Copy the material below verbatim from the line with "Give me the seaborn" to the line with "text_inchis = '#1E2731'", both lines included, omitting pictures and every line outside that range.

***** RECORD EXCERPTS

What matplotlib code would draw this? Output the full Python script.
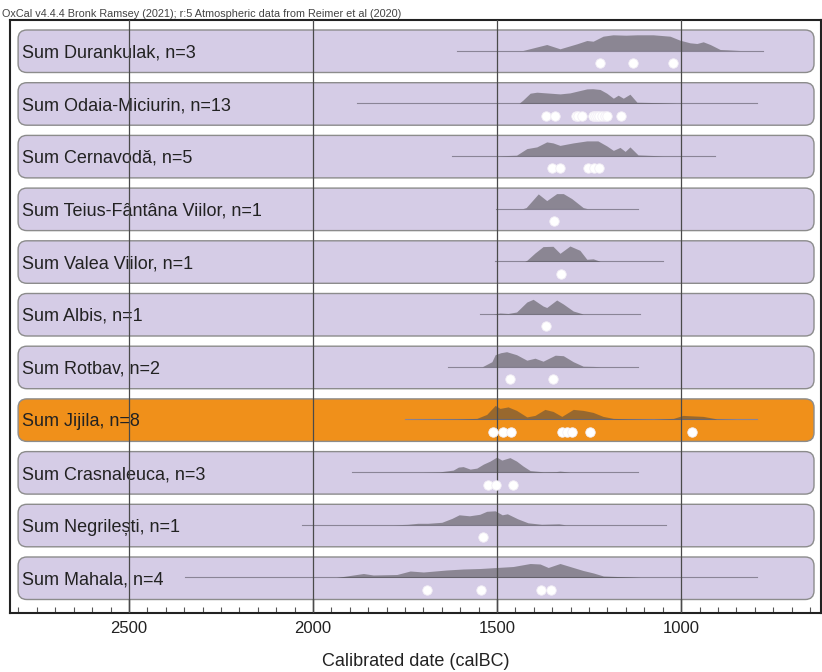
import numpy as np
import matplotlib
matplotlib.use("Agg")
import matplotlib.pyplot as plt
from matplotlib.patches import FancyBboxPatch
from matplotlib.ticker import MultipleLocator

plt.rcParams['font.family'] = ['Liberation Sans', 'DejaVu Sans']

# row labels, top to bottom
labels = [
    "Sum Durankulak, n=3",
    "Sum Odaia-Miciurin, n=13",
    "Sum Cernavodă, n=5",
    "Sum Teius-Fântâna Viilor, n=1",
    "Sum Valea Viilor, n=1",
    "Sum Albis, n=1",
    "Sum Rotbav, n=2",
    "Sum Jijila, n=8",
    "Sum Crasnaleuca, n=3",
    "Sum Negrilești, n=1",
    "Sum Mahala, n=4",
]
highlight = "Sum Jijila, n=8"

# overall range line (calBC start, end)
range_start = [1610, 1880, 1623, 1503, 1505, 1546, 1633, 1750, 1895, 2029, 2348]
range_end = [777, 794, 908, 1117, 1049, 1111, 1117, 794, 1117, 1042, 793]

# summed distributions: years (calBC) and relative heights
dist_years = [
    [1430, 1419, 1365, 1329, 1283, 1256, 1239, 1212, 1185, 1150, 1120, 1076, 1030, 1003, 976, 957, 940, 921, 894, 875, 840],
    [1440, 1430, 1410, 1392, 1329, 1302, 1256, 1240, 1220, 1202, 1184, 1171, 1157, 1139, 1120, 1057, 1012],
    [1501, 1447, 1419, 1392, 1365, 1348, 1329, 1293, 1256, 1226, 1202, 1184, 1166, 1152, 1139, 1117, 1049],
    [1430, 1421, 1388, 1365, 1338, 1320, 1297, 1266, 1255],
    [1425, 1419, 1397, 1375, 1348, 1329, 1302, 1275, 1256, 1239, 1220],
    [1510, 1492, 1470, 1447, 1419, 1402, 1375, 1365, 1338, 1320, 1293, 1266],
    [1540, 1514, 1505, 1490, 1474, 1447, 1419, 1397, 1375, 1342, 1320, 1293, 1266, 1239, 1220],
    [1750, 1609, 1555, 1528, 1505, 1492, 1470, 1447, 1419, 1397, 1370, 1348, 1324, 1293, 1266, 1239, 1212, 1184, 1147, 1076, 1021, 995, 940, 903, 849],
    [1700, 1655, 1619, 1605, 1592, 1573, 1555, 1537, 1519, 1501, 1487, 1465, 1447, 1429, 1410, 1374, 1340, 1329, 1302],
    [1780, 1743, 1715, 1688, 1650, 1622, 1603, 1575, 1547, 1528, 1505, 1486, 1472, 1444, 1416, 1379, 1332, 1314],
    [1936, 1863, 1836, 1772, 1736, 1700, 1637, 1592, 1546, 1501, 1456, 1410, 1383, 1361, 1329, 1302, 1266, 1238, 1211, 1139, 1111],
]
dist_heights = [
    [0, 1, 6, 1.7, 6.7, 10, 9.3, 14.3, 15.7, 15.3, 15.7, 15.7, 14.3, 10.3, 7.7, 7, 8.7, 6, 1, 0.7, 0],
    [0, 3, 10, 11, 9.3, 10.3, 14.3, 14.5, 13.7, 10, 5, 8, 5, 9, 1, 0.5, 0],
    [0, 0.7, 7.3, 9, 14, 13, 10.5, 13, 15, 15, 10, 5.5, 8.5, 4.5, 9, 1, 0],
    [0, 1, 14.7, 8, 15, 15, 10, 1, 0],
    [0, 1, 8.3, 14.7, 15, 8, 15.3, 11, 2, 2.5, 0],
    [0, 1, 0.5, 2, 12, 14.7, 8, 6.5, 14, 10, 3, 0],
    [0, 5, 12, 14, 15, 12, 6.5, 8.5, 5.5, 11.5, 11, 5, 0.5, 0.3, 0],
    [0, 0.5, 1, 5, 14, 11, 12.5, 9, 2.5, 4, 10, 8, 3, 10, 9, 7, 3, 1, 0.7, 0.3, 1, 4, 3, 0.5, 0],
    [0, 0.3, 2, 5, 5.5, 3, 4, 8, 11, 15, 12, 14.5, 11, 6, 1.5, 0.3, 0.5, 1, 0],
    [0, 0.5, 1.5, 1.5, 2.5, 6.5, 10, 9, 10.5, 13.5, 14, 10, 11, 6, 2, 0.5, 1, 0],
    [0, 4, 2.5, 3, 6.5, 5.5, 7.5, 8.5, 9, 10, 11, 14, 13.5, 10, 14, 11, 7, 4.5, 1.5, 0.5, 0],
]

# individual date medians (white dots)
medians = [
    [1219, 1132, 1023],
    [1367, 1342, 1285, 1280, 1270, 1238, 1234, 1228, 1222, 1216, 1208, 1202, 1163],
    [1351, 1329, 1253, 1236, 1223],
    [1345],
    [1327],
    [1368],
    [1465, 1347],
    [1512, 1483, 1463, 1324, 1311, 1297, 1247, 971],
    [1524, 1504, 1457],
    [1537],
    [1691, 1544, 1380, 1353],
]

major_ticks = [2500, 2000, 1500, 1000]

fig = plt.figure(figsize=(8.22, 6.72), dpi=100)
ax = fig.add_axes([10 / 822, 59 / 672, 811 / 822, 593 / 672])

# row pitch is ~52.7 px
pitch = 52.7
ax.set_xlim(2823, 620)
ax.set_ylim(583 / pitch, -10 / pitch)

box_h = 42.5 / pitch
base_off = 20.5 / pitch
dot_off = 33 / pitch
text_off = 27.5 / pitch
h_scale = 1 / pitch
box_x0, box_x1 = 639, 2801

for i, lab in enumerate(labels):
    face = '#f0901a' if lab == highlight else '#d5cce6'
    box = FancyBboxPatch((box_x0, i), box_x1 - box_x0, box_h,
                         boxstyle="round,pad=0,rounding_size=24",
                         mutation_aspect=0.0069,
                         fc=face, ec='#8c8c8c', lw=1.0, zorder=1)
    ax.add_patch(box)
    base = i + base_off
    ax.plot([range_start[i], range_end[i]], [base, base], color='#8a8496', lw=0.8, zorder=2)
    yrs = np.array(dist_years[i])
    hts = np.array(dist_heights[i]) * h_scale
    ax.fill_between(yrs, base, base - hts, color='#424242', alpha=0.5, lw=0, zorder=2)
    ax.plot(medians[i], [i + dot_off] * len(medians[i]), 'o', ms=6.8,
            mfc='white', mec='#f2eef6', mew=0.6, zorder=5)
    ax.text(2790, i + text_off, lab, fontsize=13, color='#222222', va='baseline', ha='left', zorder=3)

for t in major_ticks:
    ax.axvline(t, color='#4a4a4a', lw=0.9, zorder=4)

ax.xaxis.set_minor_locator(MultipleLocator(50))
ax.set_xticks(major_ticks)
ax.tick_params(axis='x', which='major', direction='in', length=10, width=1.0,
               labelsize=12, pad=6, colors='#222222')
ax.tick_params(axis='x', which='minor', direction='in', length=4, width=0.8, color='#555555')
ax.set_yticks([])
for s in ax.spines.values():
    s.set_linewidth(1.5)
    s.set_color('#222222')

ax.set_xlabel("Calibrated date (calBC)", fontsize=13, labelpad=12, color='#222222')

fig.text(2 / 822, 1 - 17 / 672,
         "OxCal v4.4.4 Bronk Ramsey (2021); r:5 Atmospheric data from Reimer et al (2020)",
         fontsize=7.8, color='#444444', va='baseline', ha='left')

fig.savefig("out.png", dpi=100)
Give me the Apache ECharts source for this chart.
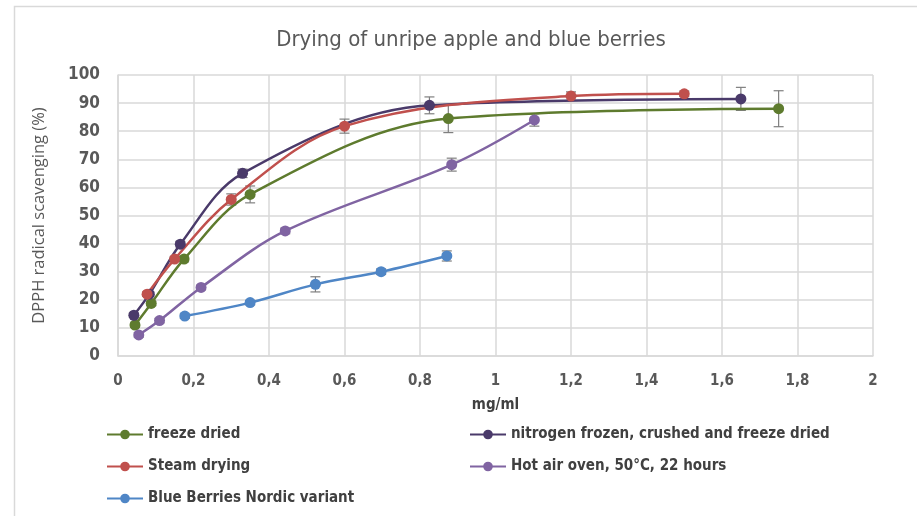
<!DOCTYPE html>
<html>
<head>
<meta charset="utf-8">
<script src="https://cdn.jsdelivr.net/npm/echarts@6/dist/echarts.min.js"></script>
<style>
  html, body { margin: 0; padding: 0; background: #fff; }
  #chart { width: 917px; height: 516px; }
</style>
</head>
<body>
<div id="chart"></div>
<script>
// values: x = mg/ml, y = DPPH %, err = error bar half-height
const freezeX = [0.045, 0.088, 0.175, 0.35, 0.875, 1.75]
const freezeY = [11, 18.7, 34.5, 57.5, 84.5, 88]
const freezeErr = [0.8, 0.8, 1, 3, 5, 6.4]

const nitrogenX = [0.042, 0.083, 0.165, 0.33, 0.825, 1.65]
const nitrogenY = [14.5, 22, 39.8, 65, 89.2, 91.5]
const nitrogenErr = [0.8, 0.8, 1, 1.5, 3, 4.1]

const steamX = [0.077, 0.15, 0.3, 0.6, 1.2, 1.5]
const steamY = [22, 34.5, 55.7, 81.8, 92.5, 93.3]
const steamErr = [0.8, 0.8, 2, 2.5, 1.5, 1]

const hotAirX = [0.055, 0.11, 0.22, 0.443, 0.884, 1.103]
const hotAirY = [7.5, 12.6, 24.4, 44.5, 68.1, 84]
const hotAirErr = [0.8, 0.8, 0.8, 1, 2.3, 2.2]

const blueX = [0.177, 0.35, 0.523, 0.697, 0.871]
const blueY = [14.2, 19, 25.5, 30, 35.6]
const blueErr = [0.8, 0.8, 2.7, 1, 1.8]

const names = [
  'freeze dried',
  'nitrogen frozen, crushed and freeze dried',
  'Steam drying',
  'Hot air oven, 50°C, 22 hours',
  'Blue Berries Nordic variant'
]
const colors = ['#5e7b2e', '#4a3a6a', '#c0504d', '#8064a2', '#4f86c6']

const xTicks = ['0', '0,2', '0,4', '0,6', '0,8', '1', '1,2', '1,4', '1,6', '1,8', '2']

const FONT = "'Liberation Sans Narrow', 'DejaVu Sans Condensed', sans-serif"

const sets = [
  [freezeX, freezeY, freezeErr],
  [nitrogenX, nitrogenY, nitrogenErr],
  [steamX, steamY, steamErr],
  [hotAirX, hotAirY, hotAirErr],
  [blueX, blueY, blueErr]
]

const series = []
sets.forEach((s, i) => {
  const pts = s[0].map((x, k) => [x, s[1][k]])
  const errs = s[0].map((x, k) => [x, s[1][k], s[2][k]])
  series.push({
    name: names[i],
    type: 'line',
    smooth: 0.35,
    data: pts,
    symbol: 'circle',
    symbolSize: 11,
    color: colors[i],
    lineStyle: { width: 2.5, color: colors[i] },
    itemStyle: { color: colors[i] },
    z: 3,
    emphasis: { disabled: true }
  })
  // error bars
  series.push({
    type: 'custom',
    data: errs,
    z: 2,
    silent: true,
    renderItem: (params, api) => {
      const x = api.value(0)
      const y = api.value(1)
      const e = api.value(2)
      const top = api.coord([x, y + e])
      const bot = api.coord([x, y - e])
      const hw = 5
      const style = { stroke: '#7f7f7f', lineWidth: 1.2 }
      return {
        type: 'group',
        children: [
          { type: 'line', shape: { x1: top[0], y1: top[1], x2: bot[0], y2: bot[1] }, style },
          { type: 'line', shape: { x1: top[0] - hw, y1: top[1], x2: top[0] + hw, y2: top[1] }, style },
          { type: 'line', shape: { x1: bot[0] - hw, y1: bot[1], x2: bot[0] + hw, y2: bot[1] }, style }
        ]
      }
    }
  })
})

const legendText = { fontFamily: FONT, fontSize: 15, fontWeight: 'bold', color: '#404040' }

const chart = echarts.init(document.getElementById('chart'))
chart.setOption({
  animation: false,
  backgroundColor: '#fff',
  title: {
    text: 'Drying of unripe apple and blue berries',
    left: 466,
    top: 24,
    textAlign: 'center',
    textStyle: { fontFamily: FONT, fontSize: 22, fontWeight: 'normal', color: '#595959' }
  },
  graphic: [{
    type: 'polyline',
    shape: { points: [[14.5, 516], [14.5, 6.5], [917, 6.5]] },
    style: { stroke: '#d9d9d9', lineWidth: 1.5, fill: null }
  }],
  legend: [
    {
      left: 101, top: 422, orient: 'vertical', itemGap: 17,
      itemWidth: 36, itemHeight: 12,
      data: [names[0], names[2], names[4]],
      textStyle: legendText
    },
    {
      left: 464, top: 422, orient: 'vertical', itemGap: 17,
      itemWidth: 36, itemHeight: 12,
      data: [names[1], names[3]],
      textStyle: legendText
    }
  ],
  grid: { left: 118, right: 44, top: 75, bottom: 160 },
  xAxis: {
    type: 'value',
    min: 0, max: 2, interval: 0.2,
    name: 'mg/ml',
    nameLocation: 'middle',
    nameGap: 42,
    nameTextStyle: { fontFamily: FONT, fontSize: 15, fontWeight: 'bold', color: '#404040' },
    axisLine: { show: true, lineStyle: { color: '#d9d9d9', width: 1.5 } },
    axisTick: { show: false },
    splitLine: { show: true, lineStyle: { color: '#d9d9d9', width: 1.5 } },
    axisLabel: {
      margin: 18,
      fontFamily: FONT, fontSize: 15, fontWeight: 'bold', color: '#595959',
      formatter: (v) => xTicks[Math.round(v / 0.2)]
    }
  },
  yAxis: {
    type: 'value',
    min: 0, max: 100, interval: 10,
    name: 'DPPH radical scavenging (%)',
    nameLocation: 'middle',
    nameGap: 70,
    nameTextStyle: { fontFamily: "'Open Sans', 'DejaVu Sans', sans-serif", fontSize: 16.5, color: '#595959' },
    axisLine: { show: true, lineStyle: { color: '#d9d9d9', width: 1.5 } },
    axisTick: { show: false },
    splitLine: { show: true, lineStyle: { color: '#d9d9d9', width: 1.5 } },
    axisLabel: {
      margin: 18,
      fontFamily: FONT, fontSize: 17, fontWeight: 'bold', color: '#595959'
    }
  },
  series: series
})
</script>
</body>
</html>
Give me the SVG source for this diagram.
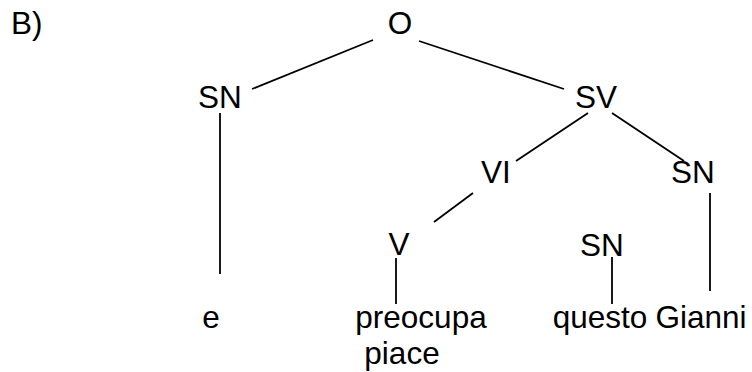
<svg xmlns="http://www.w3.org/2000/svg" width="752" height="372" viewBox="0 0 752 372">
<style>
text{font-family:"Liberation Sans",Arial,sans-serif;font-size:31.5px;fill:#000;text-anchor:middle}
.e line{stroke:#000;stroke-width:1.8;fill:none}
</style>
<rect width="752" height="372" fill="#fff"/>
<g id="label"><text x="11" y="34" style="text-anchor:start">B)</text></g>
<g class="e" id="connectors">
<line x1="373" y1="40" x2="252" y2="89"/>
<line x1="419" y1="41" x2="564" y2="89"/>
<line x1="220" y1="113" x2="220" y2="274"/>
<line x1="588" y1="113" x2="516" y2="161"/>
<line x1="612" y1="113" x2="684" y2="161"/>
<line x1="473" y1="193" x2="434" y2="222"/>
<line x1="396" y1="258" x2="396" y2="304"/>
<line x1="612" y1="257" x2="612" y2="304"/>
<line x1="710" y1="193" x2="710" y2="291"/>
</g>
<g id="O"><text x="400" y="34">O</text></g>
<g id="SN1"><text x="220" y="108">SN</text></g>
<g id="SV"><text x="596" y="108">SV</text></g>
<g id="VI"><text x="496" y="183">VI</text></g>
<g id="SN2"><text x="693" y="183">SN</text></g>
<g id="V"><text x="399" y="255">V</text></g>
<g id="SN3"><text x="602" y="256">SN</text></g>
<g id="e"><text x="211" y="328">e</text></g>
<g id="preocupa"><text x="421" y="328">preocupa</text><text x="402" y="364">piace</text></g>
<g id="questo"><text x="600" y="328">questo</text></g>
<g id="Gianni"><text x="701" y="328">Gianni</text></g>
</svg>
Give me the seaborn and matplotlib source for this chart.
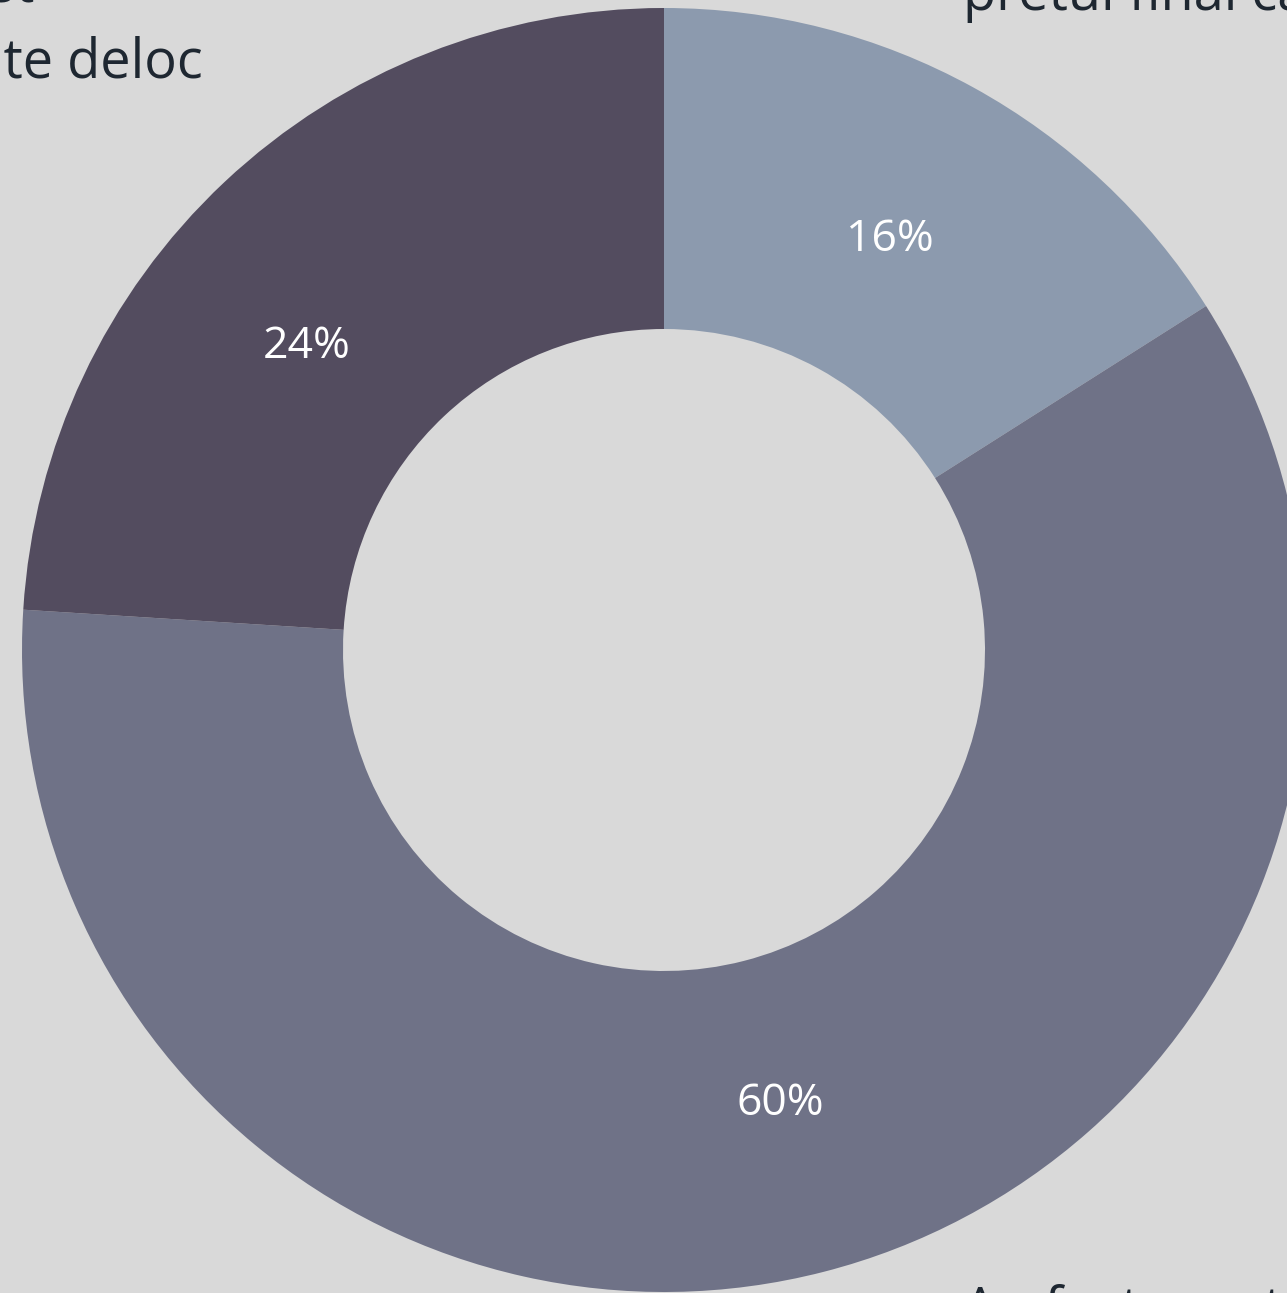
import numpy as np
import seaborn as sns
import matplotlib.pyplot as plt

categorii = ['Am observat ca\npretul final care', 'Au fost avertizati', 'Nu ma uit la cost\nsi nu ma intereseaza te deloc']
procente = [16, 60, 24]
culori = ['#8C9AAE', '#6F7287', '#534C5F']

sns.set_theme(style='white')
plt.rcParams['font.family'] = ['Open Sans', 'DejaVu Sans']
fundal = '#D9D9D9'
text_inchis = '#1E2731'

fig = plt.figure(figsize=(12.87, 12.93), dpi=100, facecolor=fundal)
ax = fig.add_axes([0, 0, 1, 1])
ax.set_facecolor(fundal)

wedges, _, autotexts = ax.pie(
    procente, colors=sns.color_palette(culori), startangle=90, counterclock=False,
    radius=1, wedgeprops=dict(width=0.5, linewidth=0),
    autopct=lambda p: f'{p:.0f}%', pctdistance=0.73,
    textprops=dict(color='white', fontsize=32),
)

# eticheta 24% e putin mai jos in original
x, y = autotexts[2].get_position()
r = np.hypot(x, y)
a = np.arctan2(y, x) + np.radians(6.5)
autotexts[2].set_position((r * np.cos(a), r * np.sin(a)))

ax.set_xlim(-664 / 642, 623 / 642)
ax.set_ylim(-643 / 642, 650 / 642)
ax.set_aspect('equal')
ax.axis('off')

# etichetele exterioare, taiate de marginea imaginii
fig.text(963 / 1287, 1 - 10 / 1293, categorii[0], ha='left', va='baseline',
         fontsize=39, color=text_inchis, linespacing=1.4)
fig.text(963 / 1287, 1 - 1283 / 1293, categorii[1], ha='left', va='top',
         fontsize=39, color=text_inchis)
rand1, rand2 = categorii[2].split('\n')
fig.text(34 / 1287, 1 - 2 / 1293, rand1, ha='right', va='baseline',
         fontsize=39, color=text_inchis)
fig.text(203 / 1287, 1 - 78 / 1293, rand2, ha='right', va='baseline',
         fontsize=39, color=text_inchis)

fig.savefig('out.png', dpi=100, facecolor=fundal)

**********

WRITTEN ANSWER
Give me the seaborn and matplotlib source for this chart.
import numpy as np
import seaborn as sns
import matplotlib.pyplot as plt

categorii = ['Am observat ca\npretul final care', 'Au fost avertizati', 'Nu ma uit la cost\nsi nu ma intereseaza te deloc']
procente = [16, 60, 24]
culori = ['#8C9AAE', '#6F7287', '#534C5F']

sns.set_theme(style='white')
plt.rcParams['font.family'] = ['Open Sans', 'DejaVu Sans']
fundal = '#D9D9D9'
text_inchis = '#1E2731'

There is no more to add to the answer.